Dr Nikos Rekatsinas Institute of Applied and Computational Mathematics
The mathematical modelling of numerous phenomena in science, engineering and technology often leads to (systems of) Partial Differential Equations (PDEs) which typically can only be solved by numerical methods. In several applications, the solutions exhibit strong singularities caused, for instance, by non-smooth boundary parts of the domain or non-smooth forcing. In those cases, one seeks methods which are designed to be adapted to the features of interest of the solution. Our focus is on the Adaptive Wavelet Galerkin Method (awgm) for the optimal adaptive solution of stationary, and evolutionary PDEs.
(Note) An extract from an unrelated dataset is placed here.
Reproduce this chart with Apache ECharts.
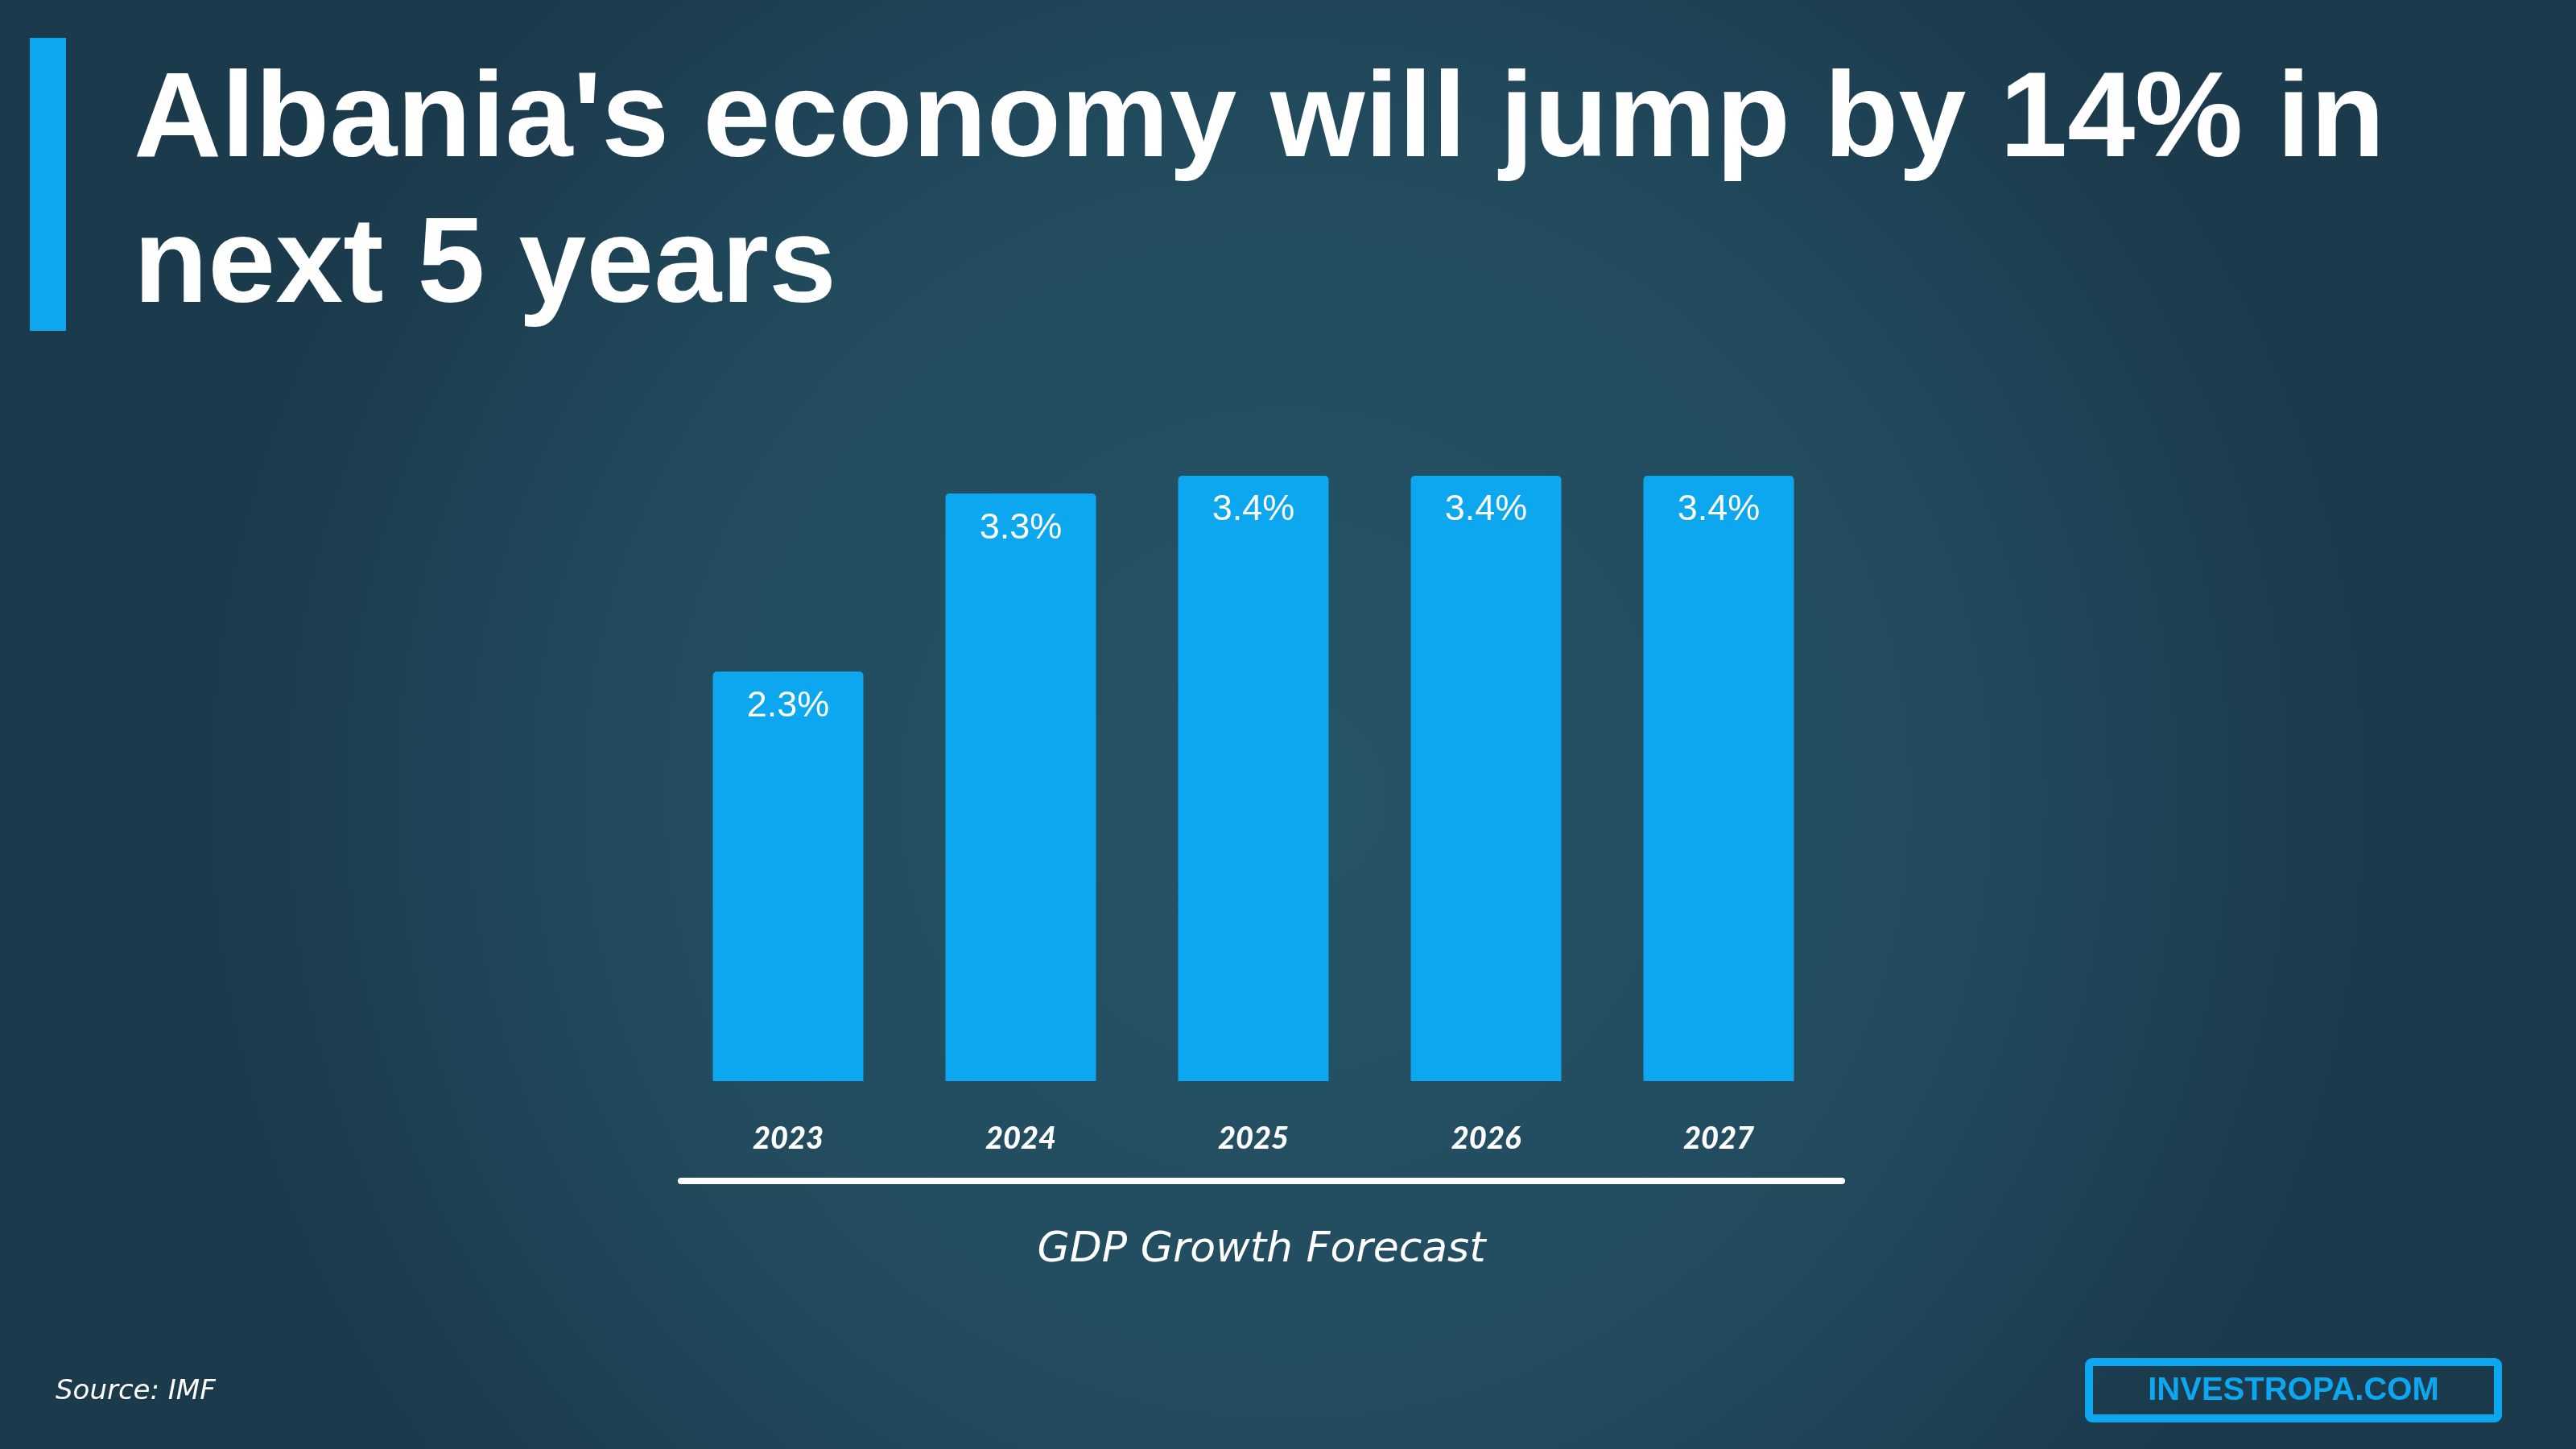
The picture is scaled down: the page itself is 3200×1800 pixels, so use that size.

Adaptive approximation allows the local resolution of the approximation space to be adjusted to the local smoothness of the solution. Optimality of the solution means it can be approximated at the best possible rate allowed by the order of the basis -being in our case a wavelet Riesz basis- in linear computational complexity. The optimality and the overall qualitative properties of the awgm depend crucially on the efficiency of the involved approximate residual evaluation scheme. An improvement of the latter is based on the reformulation of a 2nd order PDE as a well-posed first order system least squares (FOSLS) problem. As an alternative to the usual time-marching schemes, the FOSLS approach is extended to the optimal adaptive solution of simultaneous space-time variational formulations of parabolic evolutionary PDEs, better suited to efficiently approximate singularities that are local in both space and time. The use of tensor products of temporal and spatial wavelets allows for the whole time evolution problem to be solved at a complexity of solving one instance of the corresponding stationary problem. The theoretical findings are illustrated with numerical results.